This post will explore a simple question: has the definition of ‘professional author’ changed since the beginning of the ebook era?
I’ve been waylaid by a nasty virus the last few weeks, and in my weakened state, I’ve had time to ponder my place in the publishing world. I’ve been a published indie author for about 15 months. Even though I’ve had short fiction published for cold hard cash since 2001, I’ve still considered myself a newbie. And at the very beginning of my publishing journey in this new ebook era, I considered myself a vanity-published author. Swallowing my pride, I’d labeled myself this derogatory term mainly for reasons of insecurity. I’d chosen to bypass the system that I’d been seriously trying to crack for a decade. On top of that, I’d been writing for ten years before I sold my first story. After two decades, I found myself with my tail between my legs, sidestepping the gatekeepers who thought my work unworthy of public consumption.

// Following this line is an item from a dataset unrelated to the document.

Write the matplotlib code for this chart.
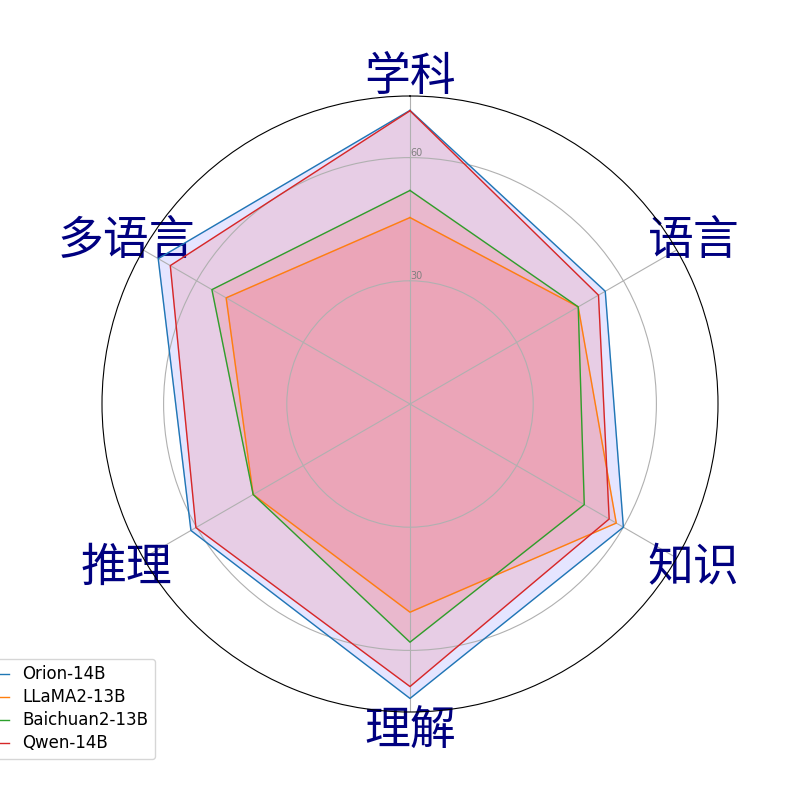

Twenty years of rejection can have a negative impact on an author’s self-esteem. But twenty years of rejection also has a way of shaping an author. If an author can still keep plugging along after so long of so little recognition, his or her craft will undoubtedly grow and evolve. This author will develop the proverbial ‘authorial voice.’
After twenty years, I also finally fully understand that the existence of professionalism in publishing far preceded the existence of the Big 6 or the pricey small press market that has developed over the last 30 years. For decades, authors worked hard to crack these professional markets. And once they achieved this goal, they received a small piece of the pie, a pittance in comparison to the whole of the publishing bounty. In hindsight, authors made a living long before the so-called traditional system of professional publishing. Before the Big 6 became the Big 6, many authors were able to carve out a living, sometimes solely by selling short stories to magazines and newspapers. In other words, publishing undergoes change over time. And now, as technology encroaches on our lives in sometimes insidious ways, publishing has undergone perhaps the most dramatic change since Gutenberg.
This change, the advent of the ebook revolution, has altered the definition of a professional author. A professional author is no longer confined to the Big 6 and the upper echelon of small press publishers. I haven’t thought it through long enough to come up with a new definition of professionalism, but I know that there is a new distinction between vanity and independent professional publishing. Vanity publishing is indie publishing that doesn’t pass the eye test. The books look like they are vanity published. They are poorly formatted, have low-quality covers, and if they are lucky enough to garner reviews from readers, these reviews are riddled with references to shoddy editing and inane plots. These books are pretenders, pale imitations of the high-quality products that readers so eager seek.
But there is a new layer of professional authors who are carving out their own territory in this new Wild West era of publishing. I now consider myself one of these new professionals. If you don’t know me from the next indie author, you might be asking yourself why I believe I can state such a claim. Well, first of all, my books pass the eye test. My covers are solid, professional-looking covers. My reviews have been almost unanimously glowing, with few if any comments about formatting or editing issues. But most importantly, I’m finally starting to make some real money with my stories. February was the first month in which I earned more money with my writing than at my day job. March won’t be as robust, but it’s really starting to add up over time.
So, you might be asking yourself, “How does money make you a professional author?”
Well, on the one hand, I could say that in most cases, earning money defines professionalism.
To put it in perspective, I’ve far exceeded the advances I would’ve gotten if I would’ve sold my novels to either the small press or lower-tier paperback publishers. And I’ve accomplished this within 15 months of my first indie release. Paperback advances are for contracts that last from 5-7 years. Most books never earn the author more than the advance. As I see it, I have 3-5 more years of earnings per book before those supposed professional contracts would’ve expired. My titles would’ve been relegated to limbo for years, most likely already pulled from bookstore shelves. I’m no longer insecure about my place in the publishing world; I travel a path of my own creation.
So, in conclusion, in this new era of publishing, an author can set his or her own trajectory, and professionalism is now defined by the author, not a publisher. In this new era, authors are no longer bound to the constraints of a system rigged to syphon money away from the story’s creator. I’ve set my own trajectory, and while I’m not saying I will never take a traditional publishing deal, I would have to think long and hard about it.